Review: Jurassic Park by Michael Crichton
“God creates dinosaurs, God kills dinosaurs, God creates man, man kills God, man brings back dinosaurs.”
– Dr. Ian Malcolm, Jurassic Park
I remember watching Jurassic Park when it was first released in 1993 and it blew my mind. I was only 12 at the time and seeing the way the dinosaurs looked and moved on screen, it was hard to believe that they weren’t real. The music filled me with awe, the acting was charming and grounded, the story was gripping and fun — there truly was something for everyone in this superb film. Steven Spielberg created an adventure full of wonder and thrills for the entire family.

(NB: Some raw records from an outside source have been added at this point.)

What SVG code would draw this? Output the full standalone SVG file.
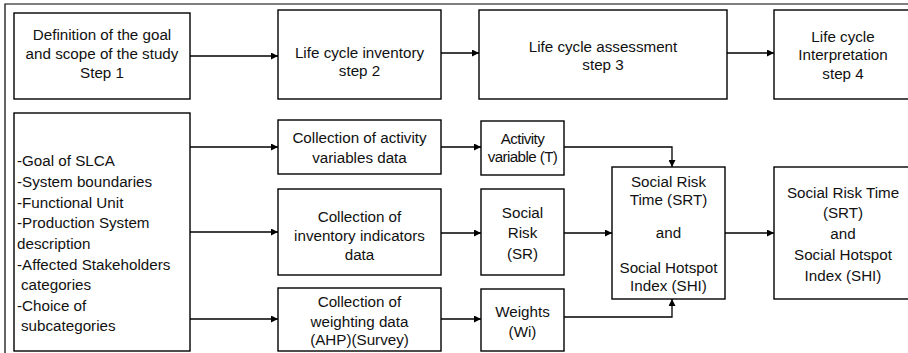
<svg xmlns="http://www.w3.org/2000/svg" width="908" height="353" viewBox="0 0 908 353">
<style>
.b{fill:#fff;stroke:#000;stroke-width:1.4}
text{font-family:Arial,'Liberation Sans',Helvetica,sans-serif;font-size:15.2px;fill:#111}
.t{text-anchor:middle}
.c{fill:none;stroke:#000;stroke-width:1.3}
</style>
<defs>
<marker id="a" viewBox="0 0 10 10" refX="10" refY="5" markerWidth="7" markerHeight="7" markerUnits="userSpaceOnUse" orient="auto">
<path d="M0,0 L10,5 L0,10 z" fill="#000"/>
</marker>
</defs>
<rect width="908" height="353" fill="#fff"/>
<g id="frame"><path d="M5,353 V4 H908" fill="none" stroke="#000" stroke-width="1.2"/></g>
<g id="connectors">
<path class="c" d="M190,56 H278" marker-end="url(#a)"/>
<path class="c" d="M441,53 H479" marker-end="url(#a)"/>
<path class="c" d="M727,53 H774" marker-end="url(#a)"/>
<path class="c" d="M190,147 H278" marker-end="url(#a)"/>
<path class="c" d="M190,232 H278" marker-end="url(#a)"/>
<path class="c" d="M190,319 H278" marker-end="url(#a)"/>
<path class="c" d="M441,147 H481" marker-end="url(#a)"/>
<path class="c" d="M441,233 H481" marker-end="url(#a)"/>
<path class="c" d="M441,319 H481" marker-end="url(#a)"/>
<path class="c" d="M564,147 H672 V167" marker-end="url(#a)"/>
<path class="c" d="M564,233 H612" marker-end="url(#a)"/>
<path class="c" d="M564,317 H672 V299" marker-end="url(#a)"/>
<path class="c" d="M725,233 H774" marker-end="url(#a)"/>
</g>
<g id="step1"><rect class="b" x="14" y="13" width="176" height="86"/>
<text class="t" x="102" y="40">Definition of the goal</text>
<text class="t" x="102" y="59">and scope of the study</text>
<text class="t" x="102" y="78">Step 1</text></g>
<g id="step2"><rect class="b" x="278" y="10" width="163" height="89"/>
<text class="t" x="359.5" y="58">Life cycle inventory</text>
<text class="t" x="359.5" y="76">step 2</text></g>
<g id="step3"><rect class="b" x="479" y="10" width="248" height="89"/>
<text class="t" x="603" y="52">Life cycle assessment</text>
<text class="t" x="603" y="70">step 3</text></g>
<g id="step4"><rect class="b" x="774" y="10" width="140" height="89"/>
<text class="t" x="843" y="42">Life cycle</text>
<text class="t" x="843" y="60">Interpretation</text>
<text class="t" x="843" y="79">step 4</text></g>
<g id="scope"><rect class="b" x="14" y="113" width="176" height="238"/>
<text x="17" y="166">-Goal of SLCA</text>
<text x="17" y="187">-System boundaries</text>
<text x="17" y="208">-Functional Unit</text>
<text x="17" y="228">-Production System</text>
<text x="17" y="249">description</text>
<text x="17" y="270">-Affected Stakeholders</text>
<text x="21" y="290">categories</text>
<text x="17" y="311">-Choice of</text>
<text x="21" y="331">subcategories</text></g>
<g id="coll-activity"><rect class="b" x="278" y="120" width="163" height="54"/>
<text class="t" x="359.5" y="143">Collection of activity</text>
<text class="t" x="359.5" y="163">variables data</text></g>
<g id="coll-inventory"><rect class="b" x="278" y="189" width="163" height="86"/>
<text class="t" x="359.5" y="222">Collection of</text>
<text class="t" x="359.5" y="241">inventory indicators</text>
<text class="t" x="359.5" y="260">data</text></g>
<g id="coll-weighting"><rect class="b" x="278" y="288" width="163" height="63"/>
<text class="t" x="359.5" y="307">Collection of</text>
<text class="t" x="359.5" y="327">weighting data</text>
<text class="t" x="359.5" y="345">(AHP)(Survey)</text></g>
<g id="activity"><rect class="b" x="481" y="121" width="83" height="54"/>
<text class="t" x="522.5" y="144" letter-spacing="-0.6">Activity</text>
<text class="t" x="522.5" y="162" letter-spacing="-0.6">variable (T)</text></g>
<g id="sr"><rect class="b" x="481" y="189" width="83" height="86"/>
<text class="t" x="522.5" y="218">Social</text>
<text class="t" x="522.5" y="238">Risk</text>
<text class="t" x="522.5" y="259">(SR)</text></g>
<g id="weights"><rect class="b" x="481" y="289" width="83" height="62"/>
<text class="t" x="522.5" y="317">Weights</text>
<text class="t" x="522.5" y="337">(Wi)</text></g>
<g id="srt"><rect class="b" x="612" y="167" width="113" height="132"/>
<text class="t" x="668.5" y="187">Social Risk</text>
<text class="t" x="668.5" y="205">Time (SRT)</text>
<text class="t" x="668.5" y="238">and</text>
<text class="t" x="668.5" y="273">Social Hotspot</text>
<text class="t" x="668.5" y="291">Index (SHI)</text></g>
<g id="result"><rect class="b" x="774" y="167" width="140" height="132"/>
<text class="t" x="843" y="198">Social Risk Time</text>
<text class="t" x="843" y="218">(SRT)</text>
<text class="t" x="843" y="239">and</text>
<text class="t" x="843" y="260">Social Hotspot</text>
<text class="t" x="843" y="281">Index (SHI)</text></g>
</svg>
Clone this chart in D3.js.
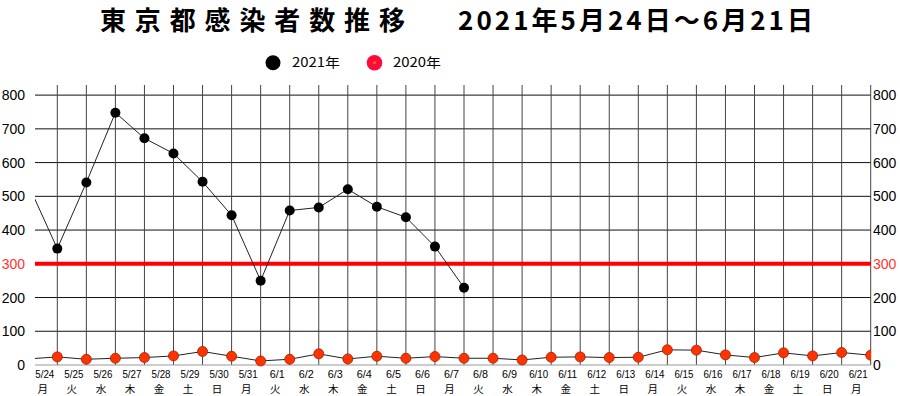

It took me until my later high school years to find the joy in reading (thank you Mrs. Henne and Terry Brooks). The only thing I can attribute not reading Jurassic Park at that time to was my insatiable love of medieval fantasy and galactic sci-fi. I couldn’t be bothered with more modern novels, I guess. Now, over 30 years later, I have finally gotten around to it, and I have feelings.
Not too surprisingly, the film follows Michael Crichton’s novel closely hitting on all the major plot points in a condensed manner to fill out its runtime. That said, the novel includes many more scenes and creatures I thought were suspiciously missing from the film, which we actually see in subsequent films. It also expands on ideas and characters, both good and bad. The novel is quite a bit darker than the movie “showing” more violence and situations that aren’t so family-friendly.
The biggest surprise for me was how much Spielberg changed the character personalities and relationships.
Everybody from Grant and Sadler to Lex and Hammond have different relationships and personalities, small and large. The biggest expansion from the movie is Dr. Henry Wu who gets much more page time which makes sense as he’s the one to give exposition on how the dinosaur process actually works and is a major player in Hammond even getting the island off the ground. The biggest character change would be a tie between Gennaro (the lawyer) and John Hammond. Gennaro is a core member of the group in the novel rather than a sniveling lawyer who dies early (albeit it memorably) in the movie. The big man himself, Hammond, is a cold, greedy little tycoon, a big change from his loving grandfather and dinosaur enthusiast aesthetic in the movie.
At times it felt like I was reading another timeline these characters were trapped in. I wanted desperately to tell them of the Spielberg timeline where they could be in a loving relationship and maybe make it out alive. Instead, there in this more negative one where some big characters die and the rest go back to their regular lives happy to be alive and with the knowledge that you should never play God.
The themes are the same as I got from the movie, it’s just the movie left me a little more happy on the helicopter ride home.